Оторванный от жизни - Клиффорд Уиттинггем Бирс
Шрифт:
Интервал:
Закладка:
Несколько недель я спал ночью по два-три часа. Я находился в таком возбуждении, что не чувствовал усталости и постоянно пребывал в ненормально активном состоянии – и умственно, и физически; тогда мне это нравилось. То состояние оставило серию очень приятных воспоминаний. Ни на чем не основанный восторг, сопутствующий заболеванию, казался вполне реальным. Мало кто согласился бы испытать подобное – такому человеку пришлось бы заплатить очень высокую цену; но те, кто читал «Письма Чарльза Лэма» [8], знают, что сам Лэм лечился от психического заболевания. В письме Кольриджу, датированному 10 июня 1796 года, он делится следующим: «Вскоре я дам тебе отчет о том, какой поворот приобрело мое безумие. Я оглядываюсь на него с мрачной завистью; пока оно длилось, я испытал много, много часов чистого счастья. Даже не думай, Кольридж, что испытал все величие и дикость Наслаждений, пока не сошел с ума. Все теперь кажется мне пресным в сравнении!»
Что касается меня, в самую первую ночь в разуме начали с большой охотой плодиться огромные, но не имеющие формы гуманитарные проекты. Мой сад мыслей был заполнен цветами, которые могут сравниться с быстро расцветающим ночью цереусом. И этот цереус – бред величия – считает себя особенным, потому что раскрывает свою красоту Луне. Однако немногие из моих смелых фантазий были так кратки и целомудренны в своей красоте.
В примитивном человеке силен религиозный инстинкт. Следовательно, нет ничего удивительного в том, что в то время первой активизировалась религиозная сторона моей натуры. Возможно, так получилось из-за того, что я спасся от умирания при жизни и немедленно оценил доброту Господа ко мне и к моим преданным родственникам, которые молились два предыдущих года, но я не уверен. Однако факт остается фактом: пока я был в депрессии, все сказанное и сделанное в моем присутствии я приписывал злому умыслу; теперь же я интерпретировал самые обыденные происшествия как послания от Бога. На следующий день после того, как мое настроение изменилось, я пошел в церковь. Это была первая служба за два года, которую я посетил не против своей воли. Чтение 45-го псалма [9] произвело на меня сильное впечатление, и то, как я его истолковал, дает ключ к пониманию моего состояния в первые несколько недель эйфории. Мне казалось, что это прямое сообщение из Рая.

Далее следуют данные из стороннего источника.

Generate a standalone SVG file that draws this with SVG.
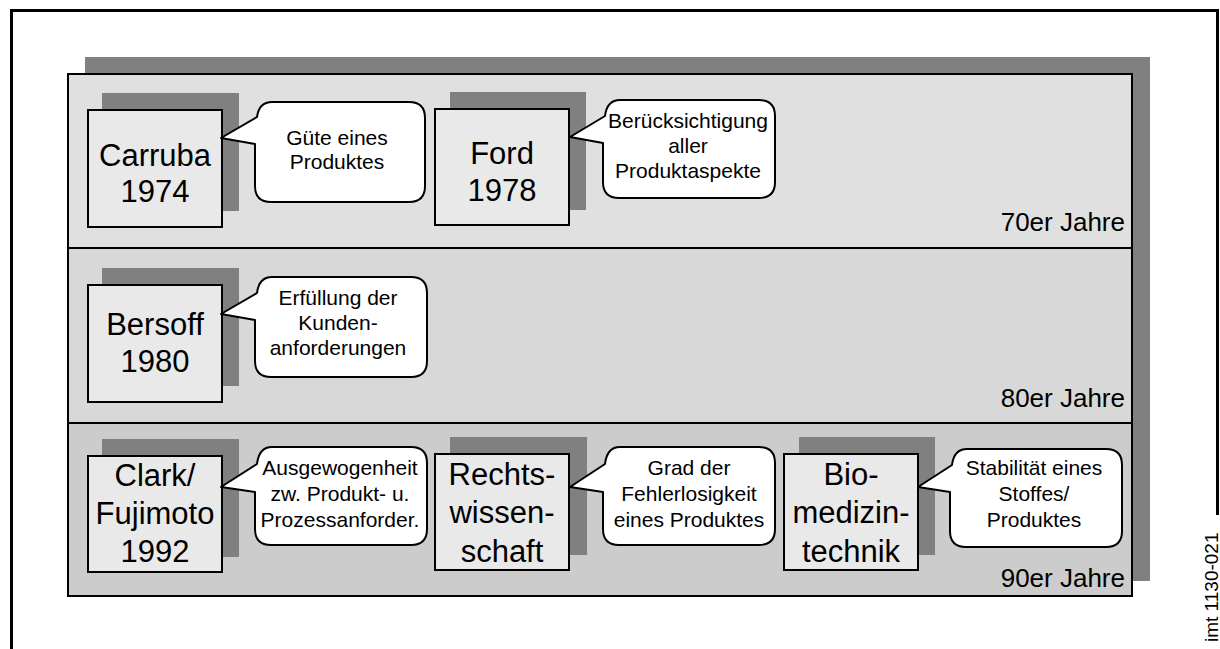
<svg xmlns="http://www.w3.org/2000/svg" width="1220" height="649" viewBox="0 0 1220 649">
  <style>
    text { font-family: "Liberation Sans", Arial, sans-serif; fill: #000; }
    .shadow { fill: #808080; }
    .band { stroke: #000; stroke-width: 2; }
    .node { fill: #e9e9e9; stroke: #000; stroke-width: 2; }
    .bubble { fill: #fff; stroke: #000; stroke-width: 2; stroke-linejoin: round; }
    .name { font-size: 31px; text-anchor: middle; }
    .note { font-size: 21px; text-anchor: middle; }
    .era { font-size: 26px; text-anchor: end; }
    .code { font-size: 19px; }
  </style>

  <!-- outer frame (open at the lower right where the code label sits) -->
  <path d="M11.5,649 V10.5 H1217.5 V515" fill="none" stroke="#000" stroke-width="3"/>

  <!-- decade bands with drop shadow -->
  <g id="bands">
    <rect class="shadow" x="85" y="57" width="1065" height="524"/>
    <rect id="band-70" class="band" x="68" y="74" width="1064" height="174" fill="#e0e0e0"/>
    <rect id="band-80" class="band" x="68" y="248" width="1064" height="175" fill="#d8d8d8"/>
    <rect id="band-90" class="band" x="68" y="423" width="1064" height="173" fill="#cccccc"/>
    <text class="era" x="1125" y="231">70er Jahre</text>
    <text class="era" x="1125" y="407">80er Jahre</text>
    <text class="era" x="1125" y="587">90er Jahre</text>
  </g>

  <!-- source nodes -->
  <g id="node-carruba">
    <rect class="shadow" x="102" y="93" width="137" height="118"/>
    <rect class="node" x="88" y="110" width="134" height="117"/>
    <text class="name" x="155" y="166">Carruba</text>
    <text class="name" x="155" y="202">1974</text>
  </g>
  <g id="node-ford">
    <rect class="shadow" x="450" y="92" width="136" height="118"/>
    <rect class="node" x="435" y="109" width="134" height="116"/>
    <text class="name" x="502" y="164">Ford</text>
    <text class="name" x="502" y="201">1978</text>
  </g>
  <g id="node-bersoff">
    <rect class="shadow" x="102" y="268" width="137" height="118"/>
    <rect class="node" x="88" y="285" width="134" height="117"/>
    <text class="name" x="155" y="335">Bersoff</text>
    <text class="name" x="155" y="372">1980</text>
  </g>
  <g id="node-clark">
    <rect class="shadow" x="102" y="439" width="137" height="118"/>
    <rect class="node" x="88" y="456" width="134" height="116"/>
    <text class="name" x="155" y="486">Clark/</text>
    <text class="name" x="155" y="524">Fujimoto</text>
    <text class="name" x="155" y="562">1992</text>
  </g>
  <g id="node-recht">
    <rect class="shadow" x="450" y="437" width="137" height="118"/>
    <rect class="node" x="435" y="454" width="134" height="116"/>
    <text class="name" x="502" y="485">Rechts-</text>
    <text class="name" x="502" y="523">wissen-</text>
    <text class="name" x="502" y="562">schaft</text>
  </g>
  <g id="node-bio">
    <rect class="shadow" x="799" y="437" width="136" height="118"/>
    <rect class="node" x="784" y="454" width="134" height="116"/>
    <text class="name" x="851" y="485">Bio-</text>
    <text class="name" x="851" y="523">medizin-</text>
    <text class="name" x="851" y="562">technik</text>
  </g>

  <!-- speech-bubble connectors from each node to its definition -->
  <g id="connectors">
    <g id="note-carruba">
      <path class="bubble" d="M272,102 H409 Q425,102 425,118 V186 Q425,202 409,202 H271 Q255,202 255,186 V144 L221,138 L257,117 Q259,102 272,102 Z"/>
      <text class="note" x="337" y="145">Güte eines</text>
      <text class="note" x="337" y="169">Produktes</text>
    </g>
    <g id="note-ford">
      <path class="bubble" d="M620,100 H759 Q775,100 775,116 V182 Q775,198 759,198 H619 Q603,198 603,182 V143 L570,137 L605,116 Q607,100 620,100 Z"/>
      <text class="note" x="688" y="128">Berücksichtigung</text>
      <text class="note" x="688" y="153">aller</text>
      <text class="note" x="688" y="178">Produktaspekte</text>
    </g>
    <g id="note-bersoff">
      <path class="bubble" d="M272,277 H411 Q427,277 427,293 V361 Q427,377 411,377 H271 Q255,377 255,361 V320 L221,314 L257,293 Q259,277 272,277 Z"/>
      <text class="note" x="338" y="305">Erfüllung der</text>
      <text class="note" x="338" y="330">Kunden-</text>
      <text class="note" x="338" y="355">anforderungen</text>
    </g>
    <g id="note-clark">
      <path class="bubble" d="M272,447 H411 Q427,447 427,463 V529 Q427,545 411,545 H271 Q255,545 255,529 V492 L221,487 L257,464 Q259,447 272,447 Z"/>
      <text class="note" x="340" y="475">Ausgewogenheit</text>
      <text class="note" x="340" y="501">zw. Produkt- u.</text>
      <text class="note" x="340" y="527">Prozessanforder.</text>
    </g>
    <g id="note-recht">
      <path class="bubble" d="M620,447 H759 Q775,447 775,463 V529 Q775,545 759,545 H619 Q603,545 603,529 V492 L570,487 L605,464 Q607,447 620,447 Z"/>
      <text class="note" x="689" y="475">Grad der</text>
      <text class="note" x="689" y="501">Fehlerlosigkeit</text>
      <text class="note" x="689" y="527">eines Produktes</text>
    </g>
    <g id="note-bio">
      <path class="bubble" d="M967,449 H1106 Q1122,449 1122,465 V531 Q1122,547 1106,547 H966 Q950,547 950,531 V492 L918,487 L952,465 Q954,449 967,449 Z"/>
      <text class="note" x="1034" y="475">Stabilität eines</text>
      <text class="note" x="1034" y="501">Stoffes/</text>
      <text class="note" x="1034" y="527">Produktes</text>
    </g>
  </g>

  <!-- drawing code -->
  <text class="code" transform="translate(1218,642) rotate(-90)">imt 1130-021</text>
</svg>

Священник стал зачитывать: «Излилось из сердца моего слово благое; я говорю: песнь моя о Царе; язык мой – трость скорописца». И чье это было сердце, если не мое? И то, что излилось, разве это не гуманитарные проекты, расцветшие в моем саду мыслей ночью? И когда через несколько дней я начал писать очень длинные письма с необычайной простотой, я убедился, что мой язык и есть «трость скорописца». Я до сих пор приписываю этим пророческим словам след непреодолимого желания, первым плодом которого является эта книга.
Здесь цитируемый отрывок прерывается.